While Lennon has also recorded numerous chart hits through the '70s, he is, in Paul's words, "not to be found," having virtually shut himself off to the world at large after years of well-publicized legal troubles and inner turmoil. Facing his former friend and colleague, Paul's trademark air of goodwill and nonchalance is at first belied by his nervousness as he proffers tickets to the Wings shows -- and tentatively brings up the subject of a Beatles reunion.
After his own shock of the moment, John reveals himself to be volatile as ever, at turns annoyed, mocking, warm, devilish, mystifying, playful, cruel, sincere, angry, hilarious, intense, insecure, combative and always unpredictable. "I'm out of the game, all right?" he glares. "From the time I was twenty-two, I've been under contract. My life has been ruled by somebody else. That's how long it's taken me to finally gain control over my own life, and nobody's gonna take it away from me."
But he's also intrigued and perhaps somewhat in need of Paul's visit. Disguising himself and Paul, John leads a stroll through Central Park, and they visit a café that is one of his safe havens in the neighborhood, despite the attentions paid by some fans along the way.

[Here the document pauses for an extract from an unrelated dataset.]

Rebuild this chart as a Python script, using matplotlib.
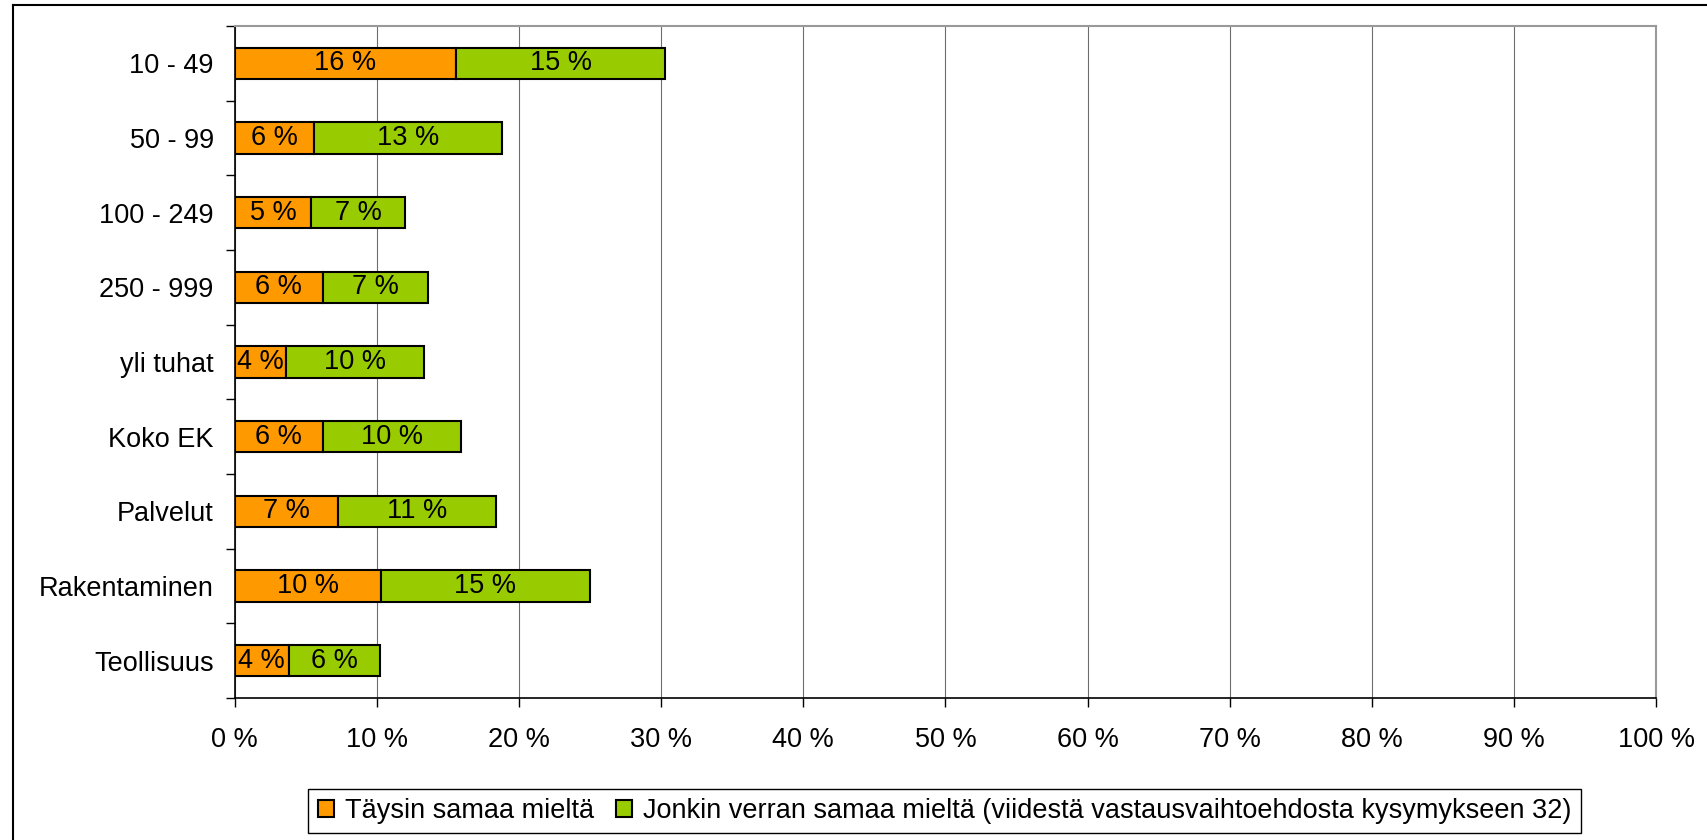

Throughout the day, their painful past comes pouring out in severe recriminations, but their onetime closeness reasserts itself as well, and the two can't help but gleefully harmonize during an impromptu musical turn at John's famous white grand piano. "If you ask me, there's already more than enough pain in the world," says Paul, cutting to the heart of the matter. "I can't see why you'd want to go and make it worse...especially when you can go out and make music."
And later in the evening, after a "Saturday Night Live" skit pokes fun at the Beatles reunion offers, John and Paul prepare to deliver the musical shock of all time.